# Well, most of fish died.



## ryanfl (May 4, 2008)

Everyone is fine one day and the next day almost all of them are dead. Such a bummed seeing my 6 in. Venustus dead, he was my favourite. They're all in there now, I don't even know what to do at this point. I guess just start new?


----------



## jd lover (Mar 11, 2011)

Fish don't instantly drop dead. Before you start new I suggest you figure out what killed your fish.


----------



## 13razorbackfan (Sep 28, 2011)

jd lover said:


> Fish don't instantly drop dead. Before you start new I suggest you figure out what killed your fish.


Good idea...


----------



## DJRansome (Oct 29, 2005)

Sorry for your loss. What are the test results for pH, ammonia, nitrites and nitrates? Did anything change between yesterday and today? You would be surprised at how often even experienced fishkeepers forget to add the dechlorinator and wipe out a tank.


----------



## ryanfl (May 4, 2008)

I'll test my PH tonight. No ammonia, no nitrite and a very low level of nitrate, 10 ppm. I have five survivors, going on like nothing happened, so I'm thinking something must have gotten in on the food. Maybe me or my little girl had something on our hands that got on the food and the fish that ate died; only thing I can think. She was so devastated her little blue demasoni died. But really, finding my nine inch Venustus belly up was so crappy, good night sweet prince.


----------



## NeptunesNeighborhood (Apr 19, 2012)

ryanfl said:


> I'll test my PH tonight. No ammonia, no nitrite and a very low level of nitrate, 10 ppm. I have five survivors, going on like nothing happened, so I'm thinking something must have gotten in on the food.

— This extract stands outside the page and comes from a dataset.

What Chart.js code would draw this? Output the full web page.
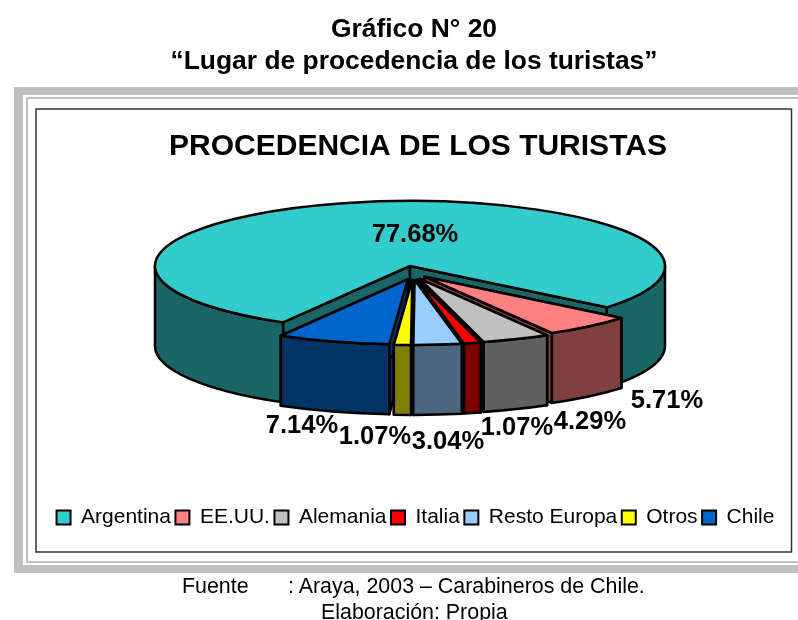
<!DOCTYPE html>
<html lang="es">
<head>
<meta charset="utf-8">
<title>Lugar de procedencia de los turistas</title>
<script src="https://cdn.jsdelivr.net/npm/chart.js@4"></script>
<style>
  html, body { margin: 0; padding: 0; background: #fff; overflow: hidden; }
  #wrap { position: relative; width: 798px; height: 620px; overflow: hidden; font-family: "Liberation Sans", Arial, sans-serif; color: #000; }
  canvas { position: absolute; left: 0; top: 0; }
  .t { position: absolute; left: 0; text-align: center; white-space: pre; z-index: 2; }
  .h { font-weight: bold; font-size: 26.4px; width: 828px; }
  .f { font-size: 21.4px; }
</style>
</head>
<body>
<div id="wrap">
  <canvas id="c" width="798" height="620"></canvas>
  <div class="t h" style="top:13px">Gráfico N° 20</div>
  <div class="t h" style="top:45px">“Lugar de procedencia de los turistas”</div>
  <div class="t f" style="left:182px;top:574px">Fuente</div>
  <div class="t f" style="left:288px;top:574px">: Araya, 2003 – Carabineros de Chile.</div>
  <div class="t f" style="left:321px;top:600px">Elaboración: Propia</div>
</div>
<script>
const categories = ['Argentina', 'EE.UU.', 'Alemania', 'Italia', 'Resto Europa', 'Otros', 'Chile'];
const shares = [77.68, 5.71, 4.29, 1.07, 3.04, 1.07, 7.14];
const topColors = ['#33CCCC', '#FF8080', '#C0C0C0', '#FF0000', '#99CCFF', '#FFFF00', '#0066CC'];
const sideColors = ['#1A6666', '#804040', '#606060', '#800000', '#4C6680', '#808000', '#003366'];
const chartTitle = 'PROCEDENCIA DE LOS TURISTAS';

// Layout of the tilted pie
const CX = 410, CY = 266, RX = 255, RY = 65;
const DEPTH_MAIN = 80, DEPTH_EXPLODED = 70;
const labelCentres = [[415, 235], [667, 401], [590, 422], [517, 428], [448, 442], [375, 437], [302, 426]];

function shift(i, el) {
  if (i === 0) return [0, 0];
  const mid = (el.startAngle + el.endAngle) / 2;
  return [3 + 18 * Math.cos(mid), 14 * Math.sin(mid)];
}

function wall(ctx, x, y, a0, a1, d, fill) {
  const segs = [[0, Math.PI], [2 * Math.PI, 3 * Math.PI]];
  segs.forEach(([s, e]) => {
    const from = Math.max(a0, s), to = Math.min(a1, e);
    if (to <= from) return;
    ctx.beginPath();
    ctx.ellipse(x, y, RX, RY, 0, from, to);
    ctx.ellipse(x, y + d, RX, RY, 0, to, from, true);
    ctx.closePath();
    ctx.fillStyle = fill;
    ctx.fill();
    ctx.stroke();
  });
}

function radial(ctx, x, y, a, d, fill) {
  const px = x + RX * Math.cos(a), py = y + RY * Math.sin(a);
  ctx.beginPath();
  ctx.moveTo(x, y);
  ctx.lineTo(px, py);
  ctx.lineTo(px, py + d);
  ctx.lineTo(x, y + d);
  ctx.closePath();
  ctx.fillStyle = fill;
  ctx.fill();
  ctx.stroke();
}

const framePlugin = {
  id: 'frame',
  afterLayout(chart) {
    chart.legend.left -= 2.5;
    chart.legend.right -= 2.5;
  },
  beforeDraw(chart) {
    const ctx = chart.ctx;
    ctx.save();
    ctx.fillStyle = '#C0C0C0';
    ctx.fillRect(14, 87, 784, 8);
    ctx.fillRect(14, 87, 9, 486);
    ctx.fillRect(14, 565, 784, 8);
    ctx.fillRect(26, 97, 772, 2);
    ctx.fillRect(26, 97, 2, 466);
    ctx.fillRect(26, 561, 772, 2);
    ctx.strokeStyle = '#333333';
    ctx.lineWidth = 1.5;
    ctx.strokeRect(36, 109, 755.5, 443);
    ctx.restore();
  }
};

const pie3d = {
  id: 'pie3d',
  beforeDatasetsDraw(chart) {
    const ctx = chart.ctx;
    const arcs = chart.getDatasetMeta(0).data;
    const order = arcs.map((el, i) => i).sort((p, q) => {
      if (p === 0) return -1;
      if (q === 0) return 1;
      const mp = Math.abs(Math.cos((arcs[p].startAngle + arcs[p].endAngle) / 2));
      const mq = Math.abs(Math.cos((arcs[q].startAngle + arcs[q].endAngle) / 2));
      return mq - mp;
    });
    ctx.save();
    ctx.lineJoin = 'round';
    ctx.strokeStyle = '#000000';
    ctx.lineWidth = 2.5;
    order.forEach(i => {
      const el = arcs[i];
      const [dx, dy] = shift(i, el);
      const x = CX + dx, y = CY + dy;
      const d = i === 0 ? DEPTH_MAIN : DEPTH_EXPLODED;
      radial(ctx, x, y, el.startAngle, d, sideColors[i]);
      radial(ctx, x, y, el.endAngle, d, sideColors[i]);
      wall(ctx, x, y, el.startAngle, el.endAngle, d, sideColors[i]);

      // top face: the library's own arc element, flattened into an ellipse
      ctx.save();
      ctx.translate(x, y);
      ctx.scale(RX / el.outerRadius, RY / el.outerRadius);
      ctx.translate(-el.x, -el.y);
      el.draw(ctx);
      ctx.restore();

      ctx.beginPath();
      ctx.moveTo(x, y);
      ctx.ellipse(x, y, RX, RY, 0, el.startAngle, el.endAngle);
      ctx.closePath();
      ctx.stroke();
    });
    ctx.fillStyle = '#000000';
    ctx.font = 'bold 25.5px "Liberation Sans", Arial, sans-serif';
    ctx.textAlign = 'center';
    ctx.textBaseline = 'middle';
    shares.forEach((v, i) => {
      ctx.fillText(v.toFixed(2) + '%', labelCentres[i][0], labelCentres[i][1]);
    });
    ctx.restore();
    return false;
  }
};

new Chart(document.getElementById('c'), {
  type: 'pie',
  data: {
    labels: categories,
    datasets: [{
      data: shares,
      backgroundColor: topColors,
      borderWidth: 0,
      radius: 255
    }]
  },
  plugins: [framePlugin, pie3d],
  options: {
    responsive: false,
    animation: false,
    rotation: 209.85,
    radius: 255,
    layout: { padding: { left: 38, right: 0, top: 129, bottom: 82 } },
    events: [],
    plugins: {
      tooltip: { enabled: false },
      title: {
        display: true,
        text: chartTitle,
        color: '#000000',
        font: { family: '"Liberation Sans", Arial, sans-serif', size: 30, weight: 'bold' },
        padding: 0
      },
      legend: {
        display: true,
        position: 'bottom',
        labels: {
          color: '#000000',
          font: { family: '"Liberation Sans", Arial, sans-serif', size: 21 },
          boxWidth: 14,
          boxHeight: 14,
          padding: 4.5,
          generateLabels(chart) {
            return categories.map((name, i) => ({
              text: name,
              fillStyle: topColors[i],
              strokeStyle: '#000000',
              lineWidth: 2,
              index: i
            }));
          }
        }
      }
    }
  }
});
</script>
</body>
</html>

Maybe me or my little girl had something on our hands that got on the food and the fish that ate died; only thing I can think. She was so devastated her little blue demasoni died. But really, finding my nine inch Venustus belly up was so crappy, good night sweet prince.


Sorry for your loss, I really like Venustus - they are so beautiful.


----------



## kwajr (Nov 1, 2011)

Was it a 6in are a 9 inch you said both in diff posts


----------